O conto da espada
por Francisco RussoCertas escolhas são incompreensíveis. Thomas Vinterberg, no auge da carreira após comandar o impressionante A Caça, resolveu promover uma reviravolta e dirigir um filme de época. Uma decisão inusitada pelo fato da filmografia do diretor ter sido toda direcionada para o inventivo e o não-convencional, da criação do movimento Dogma 95 à produção de filmes como Festa de Família, Dogma do Amor, Submarino e o próprio A Caça. Entretanto, a questão maior não é nem Vinterberg ter mudado drasticamente de estilo, mas a surpresa que é constatar o quanto se saiu mal nesta investida. Porque acredite: Longe Deste Insensato Mundo é ruim de doer!
Baseado na obra homônima de Thomas Hardy, o longa-metragem acompanha a saga de Bethsheba Everdene. Com um quê da Elizabeth Bennet de Orgulho e Preconceito, ela é uma jovem além do seu tempo que se recusa a casar e, ainda por cima, decide gerenciar a fazenda que herda do tio, algo impensável na Inglaterra do século XIX. Como reza a cartilha de todo bom filme de época, Vinterberg oferece ao espectador um punhado de belas paisagens e uma trilha sonora grandiosa, de forma a amplificar o poder e a importância da história. Com uma narrativa bem conservadora e linear, típica do gênero, a aposta inicial é no trinômio amores reprimidos, afirmação da mulher em uma sociedade machista e a inversão entre ricos e pobres envolvendo os personagens principais. Funciona, até a metade. É quando Bethsheba enfim decide se casar que tudo desanda de vez.
Há em Longe Deste Insensato Mundo algumas situações risíveis, como o fato de que, nos dois pedidos de casamento recebidos, a oferta do anel de noivado ser vinculada à promessa de um piano novinho em folha (???). Bethsheba apenas ouve os sinos do matrimônio ao presenciar uma demonstração da habilidade do terceiro pretendente com a espada (sem duplo sentido). É a deixa para a transformação da até então mulher forte e decidida em uma garotinha deslumbrada, que se deixa levar pelos beijos e carícias para, agora, seguir as ordens do marido. Ele, completamente estereotipado, passa a cada vez mais torrar a fortuna da esposa em jogos e bebidas.
Diante deste cenário, Vinterberg comete então o erro crucial e resolve acelerar - muito! - a história.

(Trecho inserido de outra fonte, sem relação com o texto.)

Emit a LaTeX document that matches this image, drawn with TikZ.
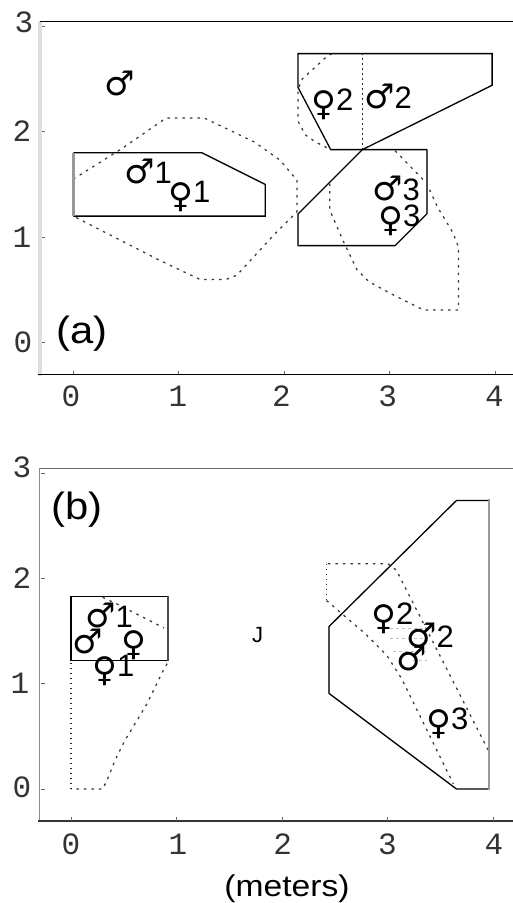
\documentclass[tikz,border=0pt]{standalone}
\usepackage{fontspec}
\setmainfont{Liberation Sans}
\newfontfamily\tickfont{Liberation Mono}
\newfontfamily\symfont{DejaVu Sans}
\newcommand{\Ms}{{\symfont\fontsize{34}{34}\selectfont ♂}}
\newcommand{\Fs}{\raisebox{-5pt}{\symfont\fontsize{34}{34}\selectfont ♀}}
\begin{document}
\begin{tikzpicture}[x=1pt,y=-1pt,
  ticklab/.style={font=\tickfont\fontsize{31}{31}\selectfont, inner sep=0pt, text=black!80},
  lab/.style={font=\fontsize{31}{31}\selectfont, inner sep=0pt, anchor=base west},
  big/.style={font=\fontsize{38}{38}\selectfont, inner sep=0pt, xscale=1.1},
  solidln/.style={line width=1.3pt, black, line join=miter},
  grayedge/.style={line width=2.6pt, black!40},
  darkedge/.style={line width=2pt, black!70},
  cont/.style={line width=1.25pt, black!78, dash pattern=on 2.5pt off 5pt},
  dens/.style={line width=1.3pt, black!85, dash pattern=on 1.5pt off 3.5pt},
  hatch/.style={line width=1pt, black!25, dash pattern=on 3pt off 3pt},
  tk/.style={line width=0.8pt, black!60}]
\useasboundingbox (0,0) rectangle (513,903);

% ---------------- panel (a) frame ----------------
\draw[line width=4pt, black!13] (40,21) -- (40,376);
\draw[line width=1.3pt] (38,374.5) -- (513,374.5);
\draw[line width=1pt] (40,21) -- (513,21);
\foreach \y in {342.7,237.2,131.7,26.2} \draw[tk] (42,\y) -- (45,\y);
\foreach \x in {73.3,178.8,284.3,389.8,495.3} \draw[tk] (\x,374) -- (\x,370.5);
\node[ticklab] (ay0) at (23,342) {0};
\node[ticklab] (ay1) at (22,237) {1};
\node[ticklab] (ay2) at (22,131) {2};
\node[ticklab] (ay3) at (24,22) {3};
\node[ticklab] (ax0) at (71,396) {0};
\node[ticklab] (ax1) at (178,396) {1};
\node[ticklab] (ax2) at (281.5,396) {2};
\node[ticklab] (ax3) at (387.7,396) {3};
\node[ticklab] (ax4) at (494.3,396) {4};

\begin{scope}[shift={(73.3pt,-342.7pt)}, x=105.5pt, y=105.5pt]
  % contours
  \draw[cont] (0,1.55) -- (0.46,1.84) -- (0.88,2.13) -- (1.24,2.13) -- (1.45,2.03) -- (1.72,1.9) -- (1.96,1.73) -- (2.12,1.54) -- (2.12,1.24) -- (1.9,1.02) -- (1.55,0.64) -- (1.45,0.6) -- (1.2,0.6) -- (0.82,0.78) -- (0,1.2);
  \draw[cont] (2.45,2.74) -- (2.40,2.71) -- (2.17,2.5) -- (2.13,2.4) -- (2.13,2.1) -- (2.2,1.97) -- (2.3,1.9) -- (2.42,1.84);
  \draw[dens] (2.74,1.83) -- (2.74,2.74);
  \draw[cont] (3.05,1.82) -- (3.35,1.51) -- (3.45,1.29) -- (3.6,1.04) -- (3.65,0.91) -- (3.65,0.31) -- (3.32,0.31) -- (3.0,0.47) -- (2.8,0.58) -- (2.69,0.69) -- (2.56,0.96) -- (2.43,1.26) -- (2.43,1.52);
  % polygons
  \draw[solidln] (0,1.2) -- (1.82,1.2) -- (1.82,1.5) -- (1.22,1.8) -- (0,1.8);
  \draw[grayedge] (0,1.2) -- (0,1.8);
  \draw[solidln] (2.13,2.74) -- (3.97,2.74) -- (3.97,2.44) -- (2.74,1.83) -- (2.44,1.83) -- (2.13,2.42) -- cycle;
  \draw[solidln] (2.74,1.83) -- (3.35,1.83) -- (3.35,1.22) -- (3.05,0.92) -- (2.13,0.92) -- (2.13,1.22) -- cycle;
  \draw[darkedge] (2.13,0.92) -- (2.13,1.22);
  \draw[darkedge] (3.35,1.22) -- (3.35,1.83);
\end{scope}

\node[lab] (ma0) at (104,95) {\Ms};
\node[lab] (ma1) at (124,183) {\Ms1};
\node[lab] (fa1) at (168,202) {\Fs1};
\node[lab] (fa2) at (311,110) {\Fs2};
\node[lab] (ma2) at (364,108) {\Ms2};
\node[lab] (ma3) at (372,200) {\Ms3};
\node[lab] (fa3) at (378,226) {\Fs3};
\node[big] (pa) at (82,334) {(a)};

% ---------------- panel (b) frame ----------------
\draw[line width=1.5pt, black!45] (39.5,468) -- (39.5,822);
\draw[line width=1.3pt, black!80] (38,821) -- (513,821);
\draw[line width=0.9pt, black!60] (39.5,468.3) -- (513,468.3);
\foreach \y in {789,683.7,578.4,473.1} \draw[tk] (41,\y) -- (44.5,\y);
\foreach \x in {71,176.6,282.2,387.8,493.4} \draw[tk] (\x,820.5) -- (\x,817);
\node[ticklab] (by0) at (22,787) {0};
\node[ticklab] (by1) at (20,683) {1};
\node[ticklab] (by2) at (22,578) {2};
\node[ticklab] (by3) at (22,467.5) {3};
\node[ticklab] (bx0) at (71,844) {0};
\node[ticklab] (bx1) at (178,844) {1};
\node[ticklab] (bx2) at (282.7,844) {2};
\node[ticklab] (bx3) at (387.3,844) {3};
\node[ticklab] (bx4) at (494,844) {4};

\begin{scope}[shift={(71pt,-789pt)}, x=105.6pt, y=105.3pt]
  % contours
  \draw[cont] (0.30,1.82) -- (0.43,1.76) -- (0.88,1.53);
  \draw[cont] (0.91,1.19) -- (0.86,1.10) -- (0.72,0.81) -- (0.51,0.46) -- (0.42,0.28) -- (0.34,0.08) -- (0.3,0) -- (0,0);
  \draw[dens] (0,0) -- (0,1.2);
  \draw[cont] (3.95,0.37) -- (3.08,2.08) -- (3.0,2.14) -- (2.42,2.14);
  \draw[dens] (2.42,2.14) -- (2.42,1.79);
  \draw[cont] (2.42,1.79) -- (2.78,1.48) -- (2.99,1.27) -- (3.13,1.05) -- (3.62,0.05);
  % polygons
  \draw[solidln] (0,1.22) rectangle (0.92,1.83);
  \draw[darkedge] (0.92,1.22) -- (0.92,1.83);
  \draw[solidln] (2.44,1.54) -- (3.65,2.74) -- (3.96,2.74);
  \draw[solidln] (3.96,0) -- (3.65,0) -- (2.44,0.91);
  \draw[grayedge] (3.96,2.75) -- (3.96,-0.01);
  \draw[darkedge] (2.44,0.91) -- (2.44,1.54);
\end{scope}

% light hatch near the middle pair
\draw[hatch] (390,628) -- (427,628);
\draw[hatch] (390,638) -- (427,638);
\draw[hatch] (393,651) -- (427,651);
\draw[hatch] (413,660) -- (427,660);

\node[lab] (mb1) at (85,627) {\Ms1};
\node[lab] (mb0) at (72,653) {\Ms};
\node[lab] (fb0) at (121,650) {\Fs};
\node[lab] (fb1) at (92,676) {\Fs1};
\node[font=\fontsize{22}{22}\selectfont, inner sep=0pt, anchor=base west] (jb) at (252,642) {J};
\node[lab] (fb2) at (371,624) {\Fs2};
\node[lab] (mb2) at (406,647) {\Ms2};
\node[lab] (mb3) at (396,670) {\Ms};
\node[lab] (fb3) at (426,729) {\Fs3};
\node[big] (pb) at (77,510) {(b)};
\node[font=\fontsize{30}{30}\selectfont, inner sep=0pt, xscale=1.12] (meters) at (287,889) {(meters)};
\end{tikzpicture}
\end{document}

A partir da desilusão ainda antes da noite de núpcias, Longe Deste Insensato Mundo oferece uma série de reviravoltas tão rocambolescas e mal desenvolvidas que tudo vira uma enorme piada, ainda mais com diálogos óbvios como o "vem uma grande tempestade por aí" como prenúncio das dificuldades que serão enfrentadas pela protagonista. Novela mexicana perde!
Repleto de problemas na narrativa, Longe Deste Insensato Mundo desperdiça o potencial de seu bom elenco. O único que consegue se sobressair (um pouco) é Matthias Schoenaerts, graças ao olhar sempre afável de seu apaixonado Gabriel. Carey Mulligan e Michael Sheen surgem burocráticos em cena, enquanto que Tom Sturridge está perdido em meio às inconsistências de seu personagem, o maridão Troy.
No fim das contas, o maior problema desta versão é o fato da história criada por Thomas Hardy ter sido decepada para que coubesse em um filme de menos de duas horas. Vale lembrar que o filme anterior baseado no livro, também chamado Longe Deste Insensato Mundo, tem 168 minutos de duração. Estes quase 50 minutos a mais fazem muita diferença na difícil tarefa de entregar ao público uma história convincente e consistente, algo que este novo trabalho de Thomas Vinterberg está longe de fazer.
Filme visto no 17º Festival do Rio, em outubro de 2015.